** begin PROVIDED MATERIAL **

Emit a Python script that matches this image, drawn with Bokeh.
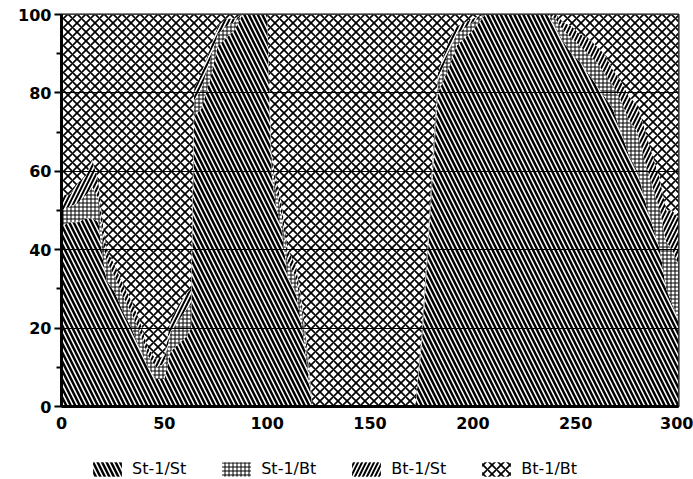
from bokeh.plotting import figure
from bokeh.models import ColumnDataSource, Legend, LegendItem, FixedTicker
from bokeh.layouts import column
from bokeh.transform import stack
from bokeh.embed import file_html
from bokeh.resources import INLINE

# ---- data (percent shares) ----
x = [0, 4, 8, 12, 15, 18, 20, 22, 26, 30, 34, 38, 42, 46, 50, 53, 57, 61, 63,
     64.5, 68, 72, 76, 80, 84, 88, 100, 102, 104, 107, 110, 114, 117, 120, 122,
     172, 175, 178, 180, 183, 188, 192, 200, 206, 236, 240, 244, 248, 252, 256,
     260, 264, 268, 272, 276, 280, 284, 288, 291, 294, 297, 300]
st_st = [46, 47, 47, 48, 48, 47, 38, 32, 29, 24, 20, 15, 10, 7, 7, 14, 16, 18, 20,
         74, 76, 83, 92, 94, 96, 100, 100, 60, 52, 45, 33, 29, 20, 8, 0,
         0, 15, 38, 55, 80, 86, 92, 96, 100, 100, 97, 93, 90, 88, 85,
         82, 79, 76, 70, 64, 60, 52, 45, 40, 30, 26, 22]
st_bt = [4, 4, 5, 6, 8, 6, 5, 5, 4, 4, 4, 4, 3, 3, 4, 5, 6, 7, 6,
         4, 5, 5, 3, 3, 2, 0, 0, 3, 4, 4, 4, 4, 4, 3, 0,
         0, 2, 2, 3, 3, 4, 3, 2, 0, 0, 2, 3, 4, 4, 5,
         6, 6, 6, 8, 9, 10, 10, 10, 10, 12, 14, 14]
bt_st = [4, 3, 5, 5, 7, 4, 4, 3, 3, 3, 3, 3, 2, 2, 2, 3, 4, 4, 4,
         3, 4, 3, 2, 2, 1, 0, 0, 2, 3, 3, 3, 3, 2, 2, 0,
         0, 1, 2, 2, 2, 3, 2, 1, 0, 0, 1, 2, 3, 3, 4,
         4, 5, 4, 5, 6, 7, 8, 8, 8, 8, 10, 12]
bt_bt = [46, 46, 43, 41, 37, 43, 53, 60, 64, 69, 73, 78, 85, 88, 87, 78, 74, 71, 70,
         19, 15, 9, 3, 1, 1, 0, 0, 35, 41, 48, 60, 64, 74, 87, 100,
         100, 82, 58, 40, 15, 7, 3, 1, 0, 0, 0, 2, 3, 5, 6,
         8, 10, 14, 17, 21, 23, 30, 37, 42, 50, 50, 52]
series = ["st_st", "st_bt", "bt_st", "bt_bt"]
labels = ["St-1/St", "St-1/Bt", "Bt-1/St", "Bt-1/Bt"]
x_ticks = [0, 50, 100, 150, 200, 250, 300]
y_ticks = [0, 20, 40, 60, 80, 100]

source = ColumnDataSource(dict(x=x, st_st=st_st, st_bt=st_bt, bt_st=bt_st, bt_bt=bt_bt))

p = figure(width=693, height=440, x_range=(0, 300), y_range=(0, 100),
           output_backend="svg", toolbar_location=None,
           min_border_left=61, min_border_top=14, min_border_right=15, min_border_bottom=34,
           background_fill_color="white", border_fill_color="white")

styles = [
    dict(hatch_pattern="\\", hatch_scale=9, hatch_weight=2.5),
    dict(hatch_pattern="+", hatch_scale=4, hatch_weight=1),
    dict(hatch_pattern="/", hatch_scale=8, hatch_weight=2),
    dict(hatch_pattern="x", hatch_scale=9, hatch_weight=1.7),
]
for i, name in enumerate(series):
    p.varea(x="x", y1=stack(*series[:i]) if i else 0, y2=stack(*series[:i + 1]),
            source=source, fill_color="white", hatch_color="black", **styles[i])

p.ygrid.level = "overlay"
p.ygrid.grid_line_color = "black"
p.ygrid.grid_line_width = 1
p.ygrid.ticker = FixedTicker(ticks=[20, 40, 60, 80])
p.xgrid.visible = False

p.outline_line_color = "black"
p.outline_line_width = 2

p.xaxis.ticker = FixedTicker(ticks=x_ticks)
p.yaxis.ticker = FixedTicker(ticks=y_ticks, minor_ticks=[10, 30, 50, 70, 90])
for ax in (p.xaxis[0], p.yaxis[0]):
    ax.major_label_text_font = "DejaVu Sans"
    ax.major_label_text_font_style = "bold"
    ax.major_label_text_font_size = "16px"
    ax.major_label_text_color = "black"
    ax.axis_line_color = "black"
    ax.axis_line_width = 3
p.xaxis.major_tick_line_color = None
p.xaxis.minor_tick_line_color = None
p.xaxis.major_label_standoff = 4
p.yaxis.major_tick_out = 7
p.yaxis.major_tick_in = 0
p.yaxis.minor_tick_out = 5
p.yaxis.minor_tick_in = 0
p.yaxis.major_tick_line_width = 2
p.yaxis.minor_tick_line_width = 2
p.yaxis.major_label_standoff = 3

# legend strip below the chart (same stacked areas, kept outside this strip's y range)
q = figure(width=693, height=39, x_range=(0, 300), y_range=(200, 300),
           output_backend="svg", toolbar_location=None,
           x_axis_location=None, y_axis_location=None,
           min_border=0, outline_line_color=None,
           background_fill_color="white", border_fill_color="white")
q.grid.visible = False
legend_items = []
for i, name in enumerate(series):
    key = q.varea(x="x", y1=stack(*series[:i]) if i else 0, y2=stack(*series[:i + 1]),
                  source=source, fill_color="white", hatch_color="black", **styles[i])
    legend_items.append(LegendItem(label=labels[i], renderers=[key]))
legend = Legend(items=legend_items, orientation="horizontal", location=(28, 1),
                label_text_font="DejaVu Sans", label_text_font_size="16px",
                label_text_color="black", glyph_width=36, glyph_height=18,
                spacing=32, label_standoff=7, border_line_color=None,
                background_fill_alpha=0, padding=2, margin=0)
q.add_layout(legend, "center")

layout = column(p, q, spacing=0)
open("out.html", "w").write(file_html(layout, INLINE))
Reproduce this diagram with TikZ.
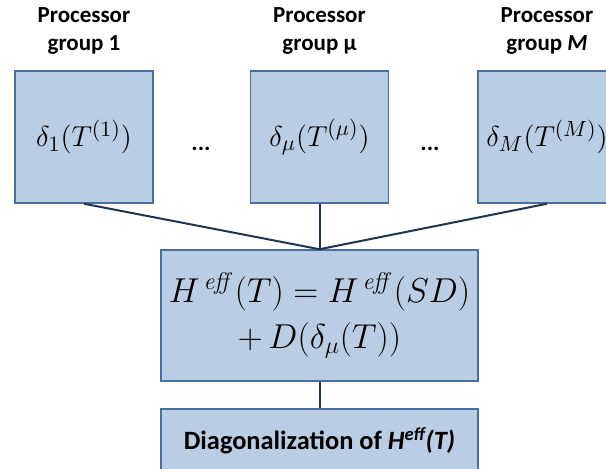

** end PROVIDED MATERIAL **

Can the lines from the start of the records through the line with "from bokeh.resources import INLINE" be given again exactly, with the pictures left out?

Emit a Python script that matches this image, drawn with Bokeh.
from bokeh.plotting import figure
from bokeh.models import ColumnDataSource, Legend, LegendItem, FixedTicker
from bokeh.layouts import column
from bokeh.transform import stack
from bokeh.embed import file_html
from bokeh.resources import INLINE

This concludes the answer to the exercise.